Eek! Lips.

Russ Murray
2 min readApr 8, 2024

He clips. Eclipse.

Even though I wasn’t in the “path of totality” it was fascinating to watch today’s solar eclipse reach 92% where I live. Starting around 2:11pm, the moon’s curve gradually encroached on the sun’s circle, eerily dimming the strong mid-afternoon light as it advanced.

When I went outside at 3:15pm, the dimming effect was accelerating towards the maximum eclipse/coverage for my area. A few minutes later, it peaked, as the moon turned the sun’s orb into a slender crescent, then gradually brightened back to normal, late afternoon, early-April sunlight.

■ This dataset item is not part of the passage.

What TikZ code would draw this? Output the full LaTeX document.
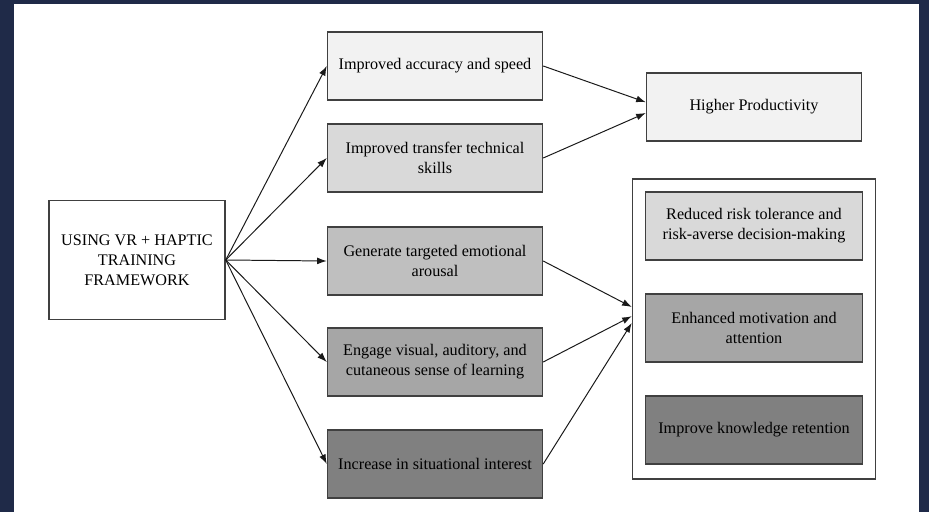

It passed quickly, so fleeting and rare!! Since the next full solar eclipse is 20 years away, I am glad to have captured a few photos of this one…

Don’t worry, no retinas (or cameras) were damaged in the taking of these photos! As far as I can tell…

Fun Fact: in a marvelous coincidence of cosmic symmetry, the Sun is 400x’s larger than the moon, but is also 400x’s farther away from Earth than the Moon. This is why the Moon appears to completely cover the Sun (almost perfectly), as if the two bodies are the same size!

Stepping outside just before the eclipse peaked, I marveled at the eerie sunlight, and sharpened shadows it cast.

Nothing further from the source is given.